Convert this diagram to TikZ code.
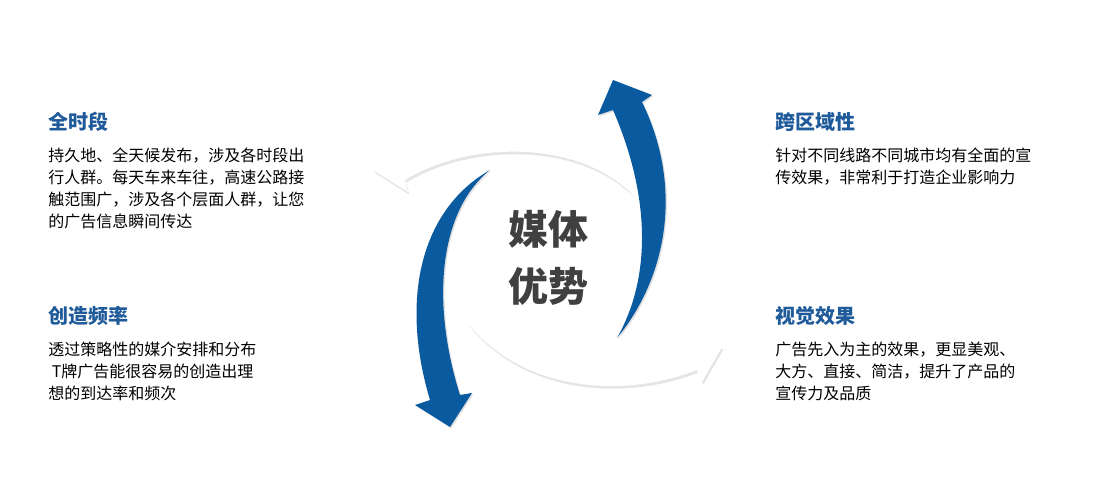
\documentclass[tikz,border=0pt]{standalone}
\usepackage{fontspec}
\setmainfont{Noto Sans CJK SC}
\usetikzlibrary{shadows}
\definecolor{hblue}{HTML}{1F5A9A}
\definecolor{ablue}{HTML}{0A5AA0}
\tikzset{
  head/.style={anchor=north west,text=hblue,font=\fontsize{15}{18}\selectfont\bfseries,inner sep=0pt},
  body/.style={anchor=north west,align=left,font=\fontsize{12}{16.5}\selectfont,inner sep=0pt},
  barrow/.style={fill=ablue,draw=none,drop shadow={opacity=0.25,shadow xshift=1pt,shadow yshift=-1pt}},
  warrow/.style={fill=white,draw=none,drop shadow={opacity=0.2,shadow xshift=1pt,shadow yshift=-2pt}},
}
\begin{document}
\begin{tikzpicture}[x=0.75pt,y=-0.75pt]
\useasboundingbox (0,0) rectangle (1107,491);
\fill[white] (0,0) rectangle (1107,491);
% arrows
\path[warrow] (633,195) .. controls (580,120) and (470,110) .. (400,148) -- (393,140) -- (373,170) -- (408,192) -- (405,180) .. controls (470,140) and (580,140) .. (633,195) -- cycle;
\path[warrow] (467,322) .. controls (520,390) and (620,400) .. (697,370) -- (702,382) -- (722,347) -- (690,327) -- (693,337) .. controls (620,370) and (530,370) .. (467,322) -- cycle;
\path[barrow] (617,338) .. controls (665,280) and (685,190) .. (642,102) -- (652,95) -- (613,80) -- (598,115) -- (613,110) .. controls (652,200) and (650,280) .. (617,338) -- cycle;
\path[barrow] (490,170) .. controls (420,210) and (400,300) .. (430,400) -- (415,405) -- (450,427) -- (472,393) -- (460,395) .. controls (430,300) and (440,210) .. (490,170) -- cycle;
% center
\node[font=\fontsize{30}{43}\selectfont\bfseries,text=black!75,align=center] (c) at (548,258) {媒体\\优势};
% texts
\node[head] (h1) at (48,112) {全时段};
\node[body] (b1) at (48,148) {持久地、全天候发布，涉及各时段出\\行人群。每天车来车往，高速公路接\\触范围广，涉及各个层面人群，让您\\的广告信息瞬间传达};
\node[head] (h2) at (48,306) {创造频率};
\node[body] (b2) at (48,342) {透过策略性的媒介安排和分布\\\ T牌广告能很容易的创造出理\\想的到达率和频次};
\node[head] (h3) at (775,112) {跨区域性};
\node[body] (b3) at (775,148) {针对不同线路不同城市均有全面的宣\\传效果，非常利于打造企业影响力};
\node[head] (h4) at (775,306) {视觉效果};
\node[body] (b4) at (775,342) {广告先入为主的效果，更显美观、\\大方、直接、简洁，提升了产品的\\宣传力及品质};
\end{tikzpicture}
\end{document}
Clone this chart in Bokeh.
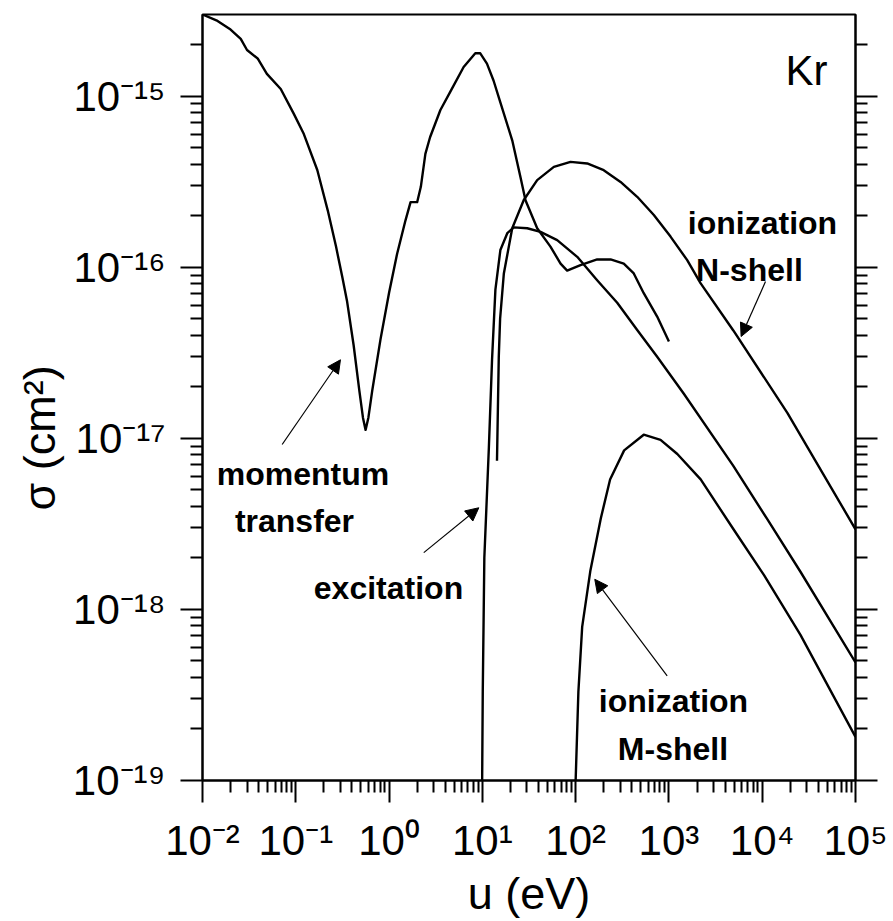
from bokeh.embed import file_html
from bokeh.models import (Arrow, FixedTicker, Label, LogAxis, NormalHead,
                          Range1d, Title)
from bokeh.plotting import figure
from bokeh.resources import INLINE

# ---- cross sections of krypton (energy in eV, sigma in cm^2) ----
mt_energy = [0.010, 0.0145, 0.020, 0.0257, 0.030, 0.039, 0.049, 0.069, 0.095,
             0.122, 0.17, 0.22, 0.27, 0.316, 0.355, 0.417, 0.48, 0.525, 0.56,
             0.60, 0.66, 0.81, 1.0, 1.22, 1.5, 1.70, 2.0, 2.19, 2.45, 2.75,
             3.55, 4.57, 6.3, 8.4, 9.5, 11.2, 13.2, 15.5, 20.9, 25.6, 29.0,
             38.7, 53.7, 68.9, 81.1, 112.7, 170, 237, 328, 420, 537, 748, 1000]
mt_sigma = [3.0e-15, 2.75e-15, 2.45e-15, 2.16e-15, 1.86e-15, 1.66e-15,
            1.35e-15, 1.10e-15, 7.9e-16, 6.0e-16, 3.7e-16, 2.15e-16, 1.32e-16,
            8.7e-17, 6.3e-17, 3.5e-17, 1.9e-17, 1.32e-17, 1.12e-17, 1.32e-17,
            1.9e-17, 3.8e-17, 7.1e-17, 1.2e-16, 1.88e-16, 2.4e-16, 2.4e-16,
            2.95e-16, 4.6e-16, 5.75e-16, 8.3e-16, 1.07e-15, 1.48e-15, 1.78e-15,
            1.78e-15, 1.55e-15, 1.23e-15, 9.3e-16, 5.52e-16, 3.37e-16,
            2.46e-16, 1.69e-16, 1.32e-16, 1.05e-16, 9.55e-17, 1.03e-16,
            1.11e-16, 1.11e-16, 1.05e-16, 9.2e-17, 7.05e-17, 5.15e-17, 3.68e-17]

exc_energy = [9.95, 10.1, 10.5, 11.75, 12.7, 13.8, 15.6, 18.5, 21.7, 30.3,
              42.0, 63.4, 104, 170, 279, 457, 748, 1445, 4900, 11200, 25700,
              100000]
exc_sigma = [1.0e-19, 3.3e-19, 2.0e-18, 8.9e-18, 2.88e-17, 7.4e-17, 1.26e-16,
             1.58e-16, 1.71e-16, 1.69e-16, 1.61e-16, 1.44e-16, 1.15e-16,
             8.4e-17, 6.2e-17, 4.3e-17, 3.0e-17, 1.82e-17, 6.9e-18, 3.4e-18,
             1.66e-18, 4.9e-19]

ion_n_energy = [14.35, 15.0, 15.5, 17.0, 20.9, 27.8, 38.7, 58.4, 88.1, 133,
                200, 303, 457, 689, 1040, 1570, 2180, 4900, 18600, 100000]
ion_n_sigma = [7.4e-18, 3.01e-17, 5.0e-17, 9.2e-17, 1.69e-16, 2.47e-16,
               3.23e-16, 3.86e-16, 4.13e-16, 4.04e-16, 3.69e-16, 3.15e-16,
               2.58e-16, 2.02e-16, 1.51e-16, 1.10e-16, 8.07e-17, 4.27e-17,
               1.41e-17, 2.94e-18]

ion_m_energy = [100, 107, 117.5, 144, 186, 234, 331, 537, 813, 1230, 2190,
                4900, 10500, 25700, 100000]
ion_m_sigma = [1.0e-19, 3.3e-19, 7.9e-19, 1.69e-18, 3.4e-18, 5.75e-18,
               8.5e-18, 1.05e-17, 9.8e-18, 8.1e-18, 5.75e-18, 2.95e-18,
               1.58e-18, 7.1e-19, 1.8e-19]

# ---- axes ----
x_exponents = [-2, -1, 0, 1, 2, 3, 4, 5]
y_exponents = [-19, -18, -17, -16, -15]
x_tick_labels = ["10⁻²", "10⁻¹", "10⁰", "10¹", "10²", "10³", "10⁴", "10⁵"]
y_tick_labels = ["10⁻¹⁹", "10⁻¹⁸", "10⁻¹⁷", "10⁻¹⁶", "10⁻¹⁵"]
x_title = "u (eV)"
y_title = "σ (cm²)"
element = "Kr"

FONT = "Liberation Sans"

p = figure(width=893, height=921, x_axis_type="log", y_axis_type="log",
           x_range=Range1d(1e-2, 1e5), y_range=Range1d(1e-19, 3e-15),
           output_backend="svg", toolbar_location=None,
           min_border_left=202, min_border_right=38,
           min_border_top=14, min_border_bottom=139)
p.xgrid.grid_line_color = None
p.ygrid.grid_line_color = None
p.outline_line_color = "black"
p.outline_line_width = 2
p.background_fill_color = "white"
p.border_fill_color = "white"


def minor_list(exps):
    lo, hi = min(exps), max(exps)
    return [m * 10.0 ** k for k in range(lo - 1, hi + 1) for m in range(2, 10)]


def style_axis(ax, exps, labels, standoff):
    ticks = [10.0 ** k for k in exps]
    ax.ticker = FixedTicker(ticks=ticks, minor_ticks=minor_list(exps))
    ax.major_label_overrides = {t: lab for t, lab in zip(ticks, labels)}
    ax.axis_line_width = 2
    ax.axis_line_color = "black"
    ax.major_tick_line_width = 2
    ax.minor_tick_line_width = 2
    ax.major_tick_in = 0
    ax.major_tick_out = 22
    ax.minor_tick_in = 0
    ax.minor_tick_out = 12
    ax.major_label_text_font = FONT
    ax.major_label_text_font_size = "42px"
    ax.major_label_text_color = "black"
    ax.major_label_standoff = standoff


style_axis(p.xaxis[0], x_exponents, x_tick_labels, 14)
style_axis(p.yaxis[0], y_exponents, y_tick_labels, 15)
right_axis = LogAxis()
style_axis(right_axis, y_exponents, ["" for _ in y_exponents], 0)
right_axis.major_label_text_font_size = "1px"
p.add_layout(right_axis, "right")

xax = p.xaxis[0]
xax.axis_label = x_title
xax.axis_label_text_font = FONT
xax.axis_label_text_font_size = "45px"
xax.axis_label_text_font_style = "normal"
xax.axis_label_text_color = "black"
xax.axis_label_standoff = 1

p.add_layout(Title(text=y_title, align="left", offset=270,
                   text_font=FONT, text_font_size="45px",
                   text_font_style="normal", text_color="black",
                   standoff=10), "left")

# ---- curves ----
for xs, ys in [(mt_energy, mt_sigma), (exc_energy, exc_sigma),
               (ion_n_energy, ion_n_sigma), (ion_m_energy, ion_m_sigma)]:
    p.line(xs, ys, line_color="black", line_width=2.4, line_join="round")

# ---- element label ----
p.add_layout(Label(x=10 ** 4.70, y=10 ** -14.853, text=element,
                   text_align="right", text_baseline="alphabetic",
                   text_font=FONT, text_font_size="42px", text_color="black"))

# ---- curve annotations ----
notes = [
    ("ionization", 4.003, -15.742),
    ("N-shell", 3.863, -16.016),
    ("momentum", -0.923, -17.211),
    ("transfer", -1.014, -17.485),
    ("excitation", -0.006, -17.876),
    ("ionization", 3.049, -18.535),
    ("M-shell", 3.043, -18.815),
]
for txt, lx, ly in notes:
    p.add_layout(Label(x=10 ** lx, y=10 ** ly, text=txt, text_align="center",
                       text_baseline="alphabetic", text_font=FONT,
                       text_font_size="32px", text_font_style="bold",
                       text_color="black"))

pointers = [
    ((4.035, -16.084), (3.774, -16.405)),
    ((-1.146, -17.036), (-0.521, -16.541)),
    ((0.372, -17.668), (0.962, -17.406)),
    ((2.981, -18.388), (2.205, -17.824)),
]
for (x0, y0), (x1, y1) in pointers:
    p.add_layout(Arrow(x_start=10 ** x0, y_start=10 ** y0,
                       x_end=10 ** x1, y_end=10 ** y1,
                       line_color="black", line_width=1.2,
                       end=NormalHead(size=13, fill_color="black",
                                      line_color="black", line_width=1)))

open("out.html", "w").write(file_html(p, INLINE))
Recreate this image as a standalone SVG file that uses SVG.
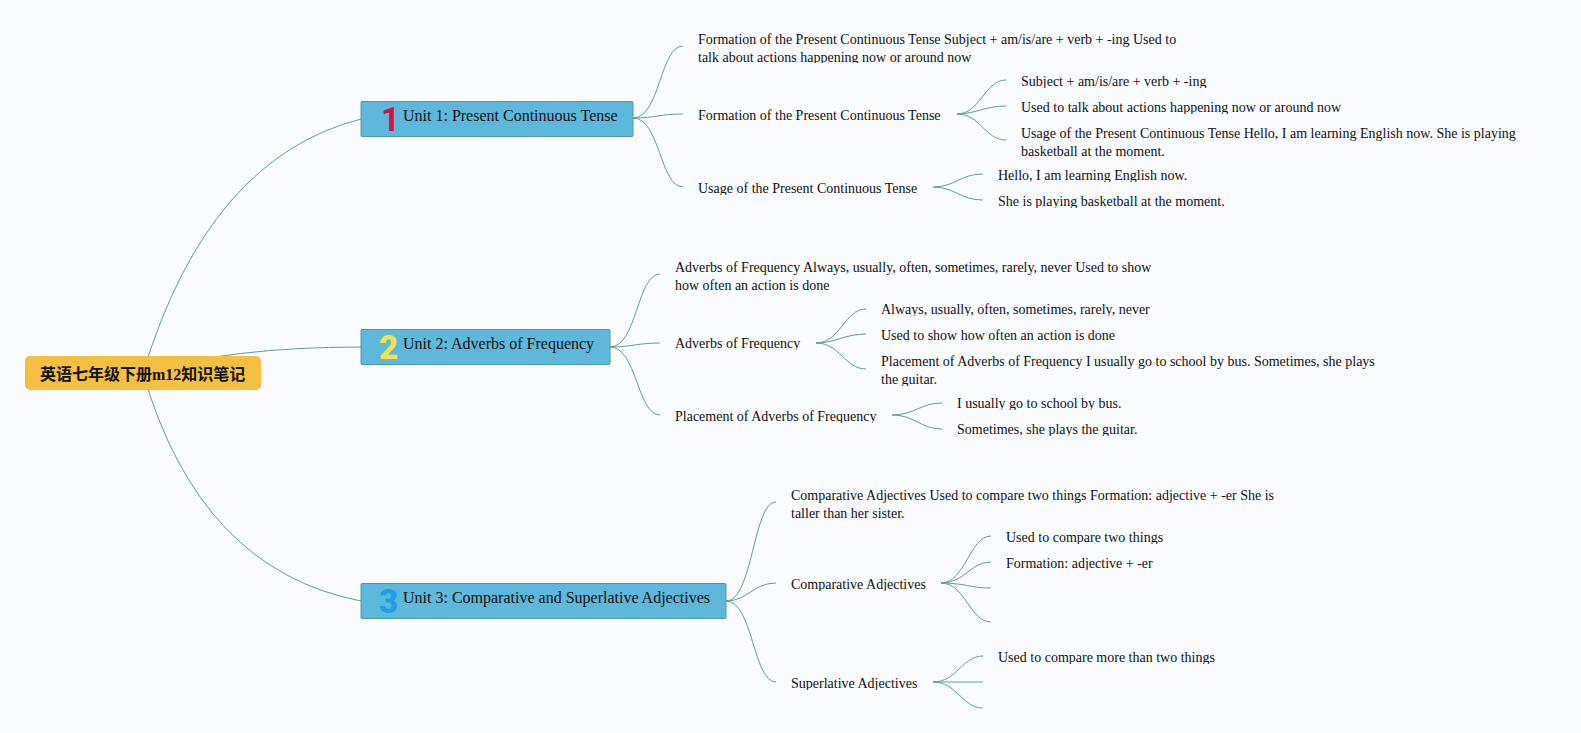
──────────
▶ To be done: Everything from the line with "Clone this chart in Bokeh." down to the line with "from bokeh.resources import INLINE" in the data above should be copied exactly, with both end lines kept and the pictures left out.

▶ Final result:
Clone this chart in Bokeh.
from bokeh.embed import file_html
from bokeh.models import (Arrow, FixedTicker, Label, LogAxis, NormalHead,
                          Range1d, Title)
from bokeh.plotting import figure
from bokeh.resources import INLINE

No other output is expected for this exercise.